• _Required work_
Repeat the full listing, word for word.
— Start Collected data —
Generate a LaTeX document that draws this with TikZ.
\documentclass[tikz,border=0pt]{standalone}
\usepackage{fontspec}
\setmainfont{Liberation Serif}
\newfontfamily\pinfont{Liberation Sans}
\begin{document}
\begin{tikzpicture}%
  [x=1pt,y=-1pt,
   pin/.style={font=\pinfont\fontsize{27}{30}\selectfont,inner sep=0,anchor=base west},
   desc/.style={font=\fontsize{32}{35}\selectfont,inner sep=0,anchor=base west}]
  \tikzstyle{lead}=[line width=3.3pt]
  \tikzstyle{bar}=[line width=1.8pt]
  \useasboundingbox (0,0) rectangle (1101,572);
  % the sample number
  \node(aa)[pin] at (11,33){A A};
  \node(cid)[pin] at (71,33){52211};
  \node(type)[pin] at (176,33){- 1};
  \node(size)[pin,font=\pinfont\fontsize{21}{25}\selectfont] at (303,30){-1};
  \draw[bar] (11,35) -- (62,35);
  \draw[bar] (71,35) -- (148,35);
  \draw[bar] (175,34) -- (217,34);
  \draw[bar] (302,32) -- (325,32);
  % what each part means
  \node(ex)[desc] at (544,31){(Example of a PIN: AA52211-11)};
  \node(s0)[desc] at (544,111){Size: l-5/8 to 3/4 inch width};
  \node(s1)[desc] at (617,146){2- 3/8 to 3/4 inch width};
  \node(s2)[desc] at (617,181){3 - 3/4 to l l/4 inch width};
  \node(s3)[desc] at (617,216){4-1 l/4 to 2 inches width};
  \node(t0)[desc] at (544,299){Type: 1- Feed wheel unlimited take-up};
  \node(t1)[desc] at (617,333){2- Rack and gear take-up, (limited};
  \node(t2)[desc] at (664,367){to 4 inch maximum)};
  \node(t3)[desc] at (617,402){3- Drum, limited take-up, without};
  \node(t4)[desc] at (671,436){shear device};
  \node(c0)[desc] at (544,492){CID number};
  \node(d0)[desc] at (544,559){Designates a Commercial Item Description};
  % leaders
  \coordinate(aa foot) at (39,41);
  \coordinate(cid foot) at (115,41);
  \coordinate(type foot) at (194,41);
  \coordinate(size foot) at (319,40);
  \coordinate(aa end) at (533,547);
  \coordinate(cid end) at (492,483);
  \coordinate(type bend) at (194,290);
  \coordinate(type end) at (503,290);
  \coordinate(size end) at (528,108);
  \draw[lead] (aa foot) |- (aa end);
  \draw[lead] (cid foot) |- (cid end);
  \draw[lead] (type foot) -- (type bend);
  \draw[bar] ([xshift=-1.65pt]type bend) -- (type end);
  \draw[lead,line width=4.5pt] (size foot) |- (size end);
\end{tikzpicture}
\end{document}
— End Collected data —
• _Written answer_
Generate a LaTeX document that draws this with TikZ.
\documentclass[tikz,border=0pt]{standalone}
\usepackage{fontspec}
\setmainfont{Liberation Serif}
\newfontfamily\pinfont{Liberation Sans}
\begin{document}
\begin{tikzpicture}%
  [x=1pt,y=-1pt,
   pin/.style={font=\pinfont\fontsize{27}{30}\selectfont,inner sep=0,anchor=base west},
   desc/.style={font=\fontsize{32}{35}\selectfont,inner sep=0,anchor=base west}]
  \tikzstyle{lead}=[line width=3.3pt]
  \tikzstyle{bar}=[line width=1.8pt]
  \useasboundingbox (0,0) rectangle (1101,572);
  % the sample number
  \node(aa)[pin] at (11,33){A A};
  \node(cid)[pin] at (71,33){52211};
  \node(type)[pin] at (176,33){- 1};
  \node(size)[pin,font=\pinfont\fontsize{21}{25}\selectfont] at (303,30){-1};
  \draw[bar] (11,35) -- (62,35);
  \draw[bar] (71,35) -- (148,35);
  \draw[bar] (175,34) -- (217,34);
  \draw[bar] (302,32) -- (325,32);
  % what each part means
  \node(ex)[desc] at (544,31){(Example of a PIN: AA52211-11)};
  \node(s0)[desc] at (544,111){Size: l-5/8 to 3/4 inch width};
  \node(s1)[desc] at (617,146){2- 3/8 to 3/4 inch width};
  \node(s2)[desc] at (617,181){3 - 3/4 to l l/4 inch width};
  \node(s3)[desc] at (617,216){4-1 l/4 to 2 inches width};
  \node(t0)[desc] at (544,299){Type: 1- Feed wheel unlimited take-up};
  \node(t1)[desc] at (617,333){2- Rack and gear take-up, (limited};
  \node(t2)[desc] at (664,367){to 4 inch maximum)};
  \node(t3)[desc] at (617,402){3- Drum, limited take-up, without};
  \node(t4)[desc] at (671,436){shear device};
  \node(c0)[desc] at (544,492){CID number};
  \node(d0)[desc] at (544,559){Designates a Commercial Item Description};
  % leaders
  \coordinate(aa foot) at (39,41);
  \coordinate(cid foot) at (115,41);
  \coordinate(type foot) at (194,41);
  \coordinate(size foot) at (319,40);
  \coordinate(aa end) at (533,547);
  \coordinate(cid end) at (492,483);
  \coordinate(type bend) at (194,290);
  \coordinate(type end) at (503,290);
  \coordinate(size end) at (528,108);
  \draw[lead] (aa foot) |- (aa end);
  \draw[lead] (cid foot) |- (cid end);
  \draw[lead] (type foot) -- (type bend);
  \draw[bar] ([xshift=-1.65pt]type bend) -- (type end);
  \draw[lead,line width=4.5pt] (size foot) |- (size end);
\end{tikzpicture}
\end{document}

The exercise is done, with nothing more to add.